A recent 5.2 ha block returned $285,000 when the 27 year-old trees were harvested.

“On this class of hill country that is a far superior return than sheep and beef particularly when you take into account the amount of effort required,” he says.

Pruning is usually done in three operations when the trees are four and seven years old. “I’m keen to continue pruning our pines as the corporate foresters have mostly moved away from pruning leaving the clearwood market to smaller growers.”

Harvesting contractor

With Blackwood he has had to plant, prune, then harvest, mill, and dry the resulting wood before it is ready to market, whereas with his pine wood lots once the trees are the right age and size, all the work is done by a forestry company.

“All it takes is a telephone call. They come, inspect, organise the harvest contractor and market and then we get the money. The log price index for Radiata pine is the best it has been for 20 years.”

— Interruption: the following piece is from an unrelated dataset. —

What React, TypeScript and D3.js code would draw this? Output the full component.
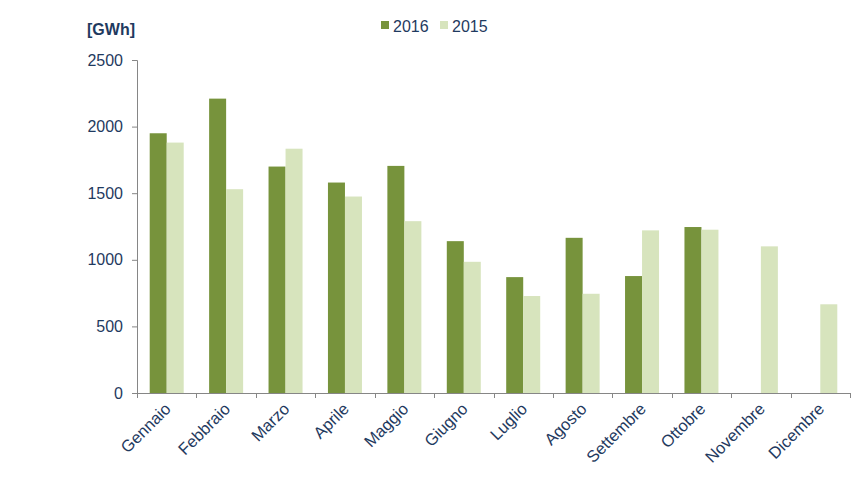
import { useEffect, useRef } from 'react';
import * as d3 from 'd3';

const months = [
  'Gennaio', 'Febbraio', 'Marzo', 'Aprile', 'Maggio', 'Giugno',
  'Luglio', 'Agosto', 'Settembre', 'Ottobre', 'Novembre', 'Dicembre'
];
const values2016: (number | null)[] = [1950, 2210, 1700, 1580, 1705, 1140, 870, 1165, 878, 1246, null, null];
const values2015: number[] = [1880, 1530, 1834, 1475, 1290, 985, 728, 745, 1221, 1226, 1101, 666];
const yTicks = [0, 500, 1000, 1500, 2000, 2500];

const series = [
  { label: '2016', values: values2016, color: '#77933C' },
  { label: '2015', values: values2015, color: '#D7E4BD' }
];

const textColor = '#1F3A60';
const font = '"Liberation Sans", Arial, sans-serif';

export default function App() {
  const ref = useRef<SVGSVGElement | null>(null);

  useEffect(() => {
    if (!ref.current) return;
    const svg = d3.select(ref.current);
    svg.selectAll('*').remove();

    const margin = { left: 137, right: 15, top: 60, bottom: 94 };
    const width = 865;
    const height = 487;
    const innerW = width - margin.left - margin.right;
    const innerH = height - margin.top - margin.bottom;

    const x0 = d3.scaleBand().domain(months).range([0, innerW]);
    const groupW = 34;
    const x1 = d3
      .scaleBand()
      .domain(series.map((s) => s.label))
      .range([(x0.bandwidth() - groupW) / 2, (x0.bandwidth() + groupW) / 2]);
    const y = d3.scaleLinear().domain([0, 2500]).range([innerH, 0]);

    const g = svg.append('g').attr('transform', `translate(${margin.left},${margin.top})`);

    // bars
    series.forEach((s) => {
      g.selectAll(null)
        .data(months.map((m, i) => ({ m, v: s.values[i] })).filter((d) => d.v != null))
        .enter()
        .append('rect')
        .attr('x', (d) => (x0(d.m) || 0) + (x1(s.label) || 0))
        .attr('y', (d) => y(d.v as number))
        .attr('width', x1.bandwidth())
        .attr('height', (d) => innerH - y(d.v as number))
        .attr('fill', s.color);
    });

    // y axis
    const yAxis = g
      .append('g')
      .call(d3.axisLeft(y).tickValues(yTicks).tickSize(5).tickPadding(9).tickFormat((d) => String(d)));
    yAxis.select('.domain').attr('stroke', '#868686').attr('d', `M-5,0.5H0.5V${innerH}`);
    yAxis.selectAll('.tick line').attr('stroke', '#868686');
    yAxis
      .selectAll('.tick text')
      .attr('fill', textColor)
      .style('font-family', font)
      .style('font-size', '16px');

    // x axis
    const xAxisG = g.append('g').attr('transform', `translate(0,${innerH})`);
    xAxisG
      .append('line')
      .attr('x1', 0)
      .attr('x2', innerW)
      .attr('y1', 0.5)
      .attr('y2', 0.5)
      .attr('stroke', '#868686');
    const bounds = months.map((m) => x0(m) || 0).concat([innerW]);
    xAxisG
      .selectAll(null)
      .data(bounds)
      .enter()
      .append('line')
      .attr('x1', (d) => Math.round(d) + 0.5)
      .attr('x2', (d) => Math.round(d) + 0.5)
      .attr('y1', 0)
      .attr('y2', 5)
      .attr('stroke', '#868686');
    xAxisG
      .selectAll(null)
      .data(months)
      .enter()
      .append('text')
      .attr('transform', (d) => `translate(${(x0(d) || 0) + x0.bandwidth() / 2 + 5},${17}) rotate(-45)`)
      .attr('text-anchor', 'end')
      .attr('fill', textColor)
      .style('font-family', font)
      .style('font-size', '16.5px')
      .text((d) => d);

    // unit label
    svg
      .append('text')
      .attr('x', 87)
      .attr('y', 35)
      .attr('fill', textColor)
      .style('font-family', font)
      .style('font-size', '16px')
      .style('font-weight', 'bold')
      .text('[GWh]');

    // legend
    const legendX = [381, 440];
    series.forEach((s, i) => {
      const lg = svg.append('g').attr('transform', `translate(${legendX[i]},21)`);
      lg.append('rect').attr('width', 8).attr('height', 8).attr('fill', s.color);
      lg.append('text')
        .attr('x', 12)
        .attr('y', 10.5)
        .attr('fill', textColor)
        .style('font-family', font)
        .style('font-size', '16px')
        .text(s.label);
    });
  }, []);

  return (
    <svg
      ref={ref}
      width={865}
      height={487}
      style={{ position: 'absolute', left: 0, top: 0, background: '#fff' }}
    />
  );
}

Malcolm is president of the Waitomo Farm Forestry Association and along with his Otorohanga property he and Alison are also partners in two Coromandel forests, totalling 280 hectares.

Malcolm believes growing Radiata pine on hill-country farms makes good economic sense.

"Growing trees can give farmers a better return than sheep and beef. I can understand to some degree that most farmers don’t think 25-30 years ahead, but most stay on their farms that long and more. The benefits are well worth the initial investment."

Other benefits are, of course, soil conservation – Radiata can hold up hillsides and stop soil run-off into waterways.

Malcolm says there is a lot of New Zealand hill country which should be under trees instead of pasture, primarily for soil conservation."

Planting trees in hill country and marginal land is surely a win-win situation. A good result for the farm forester and a good result for the land and water.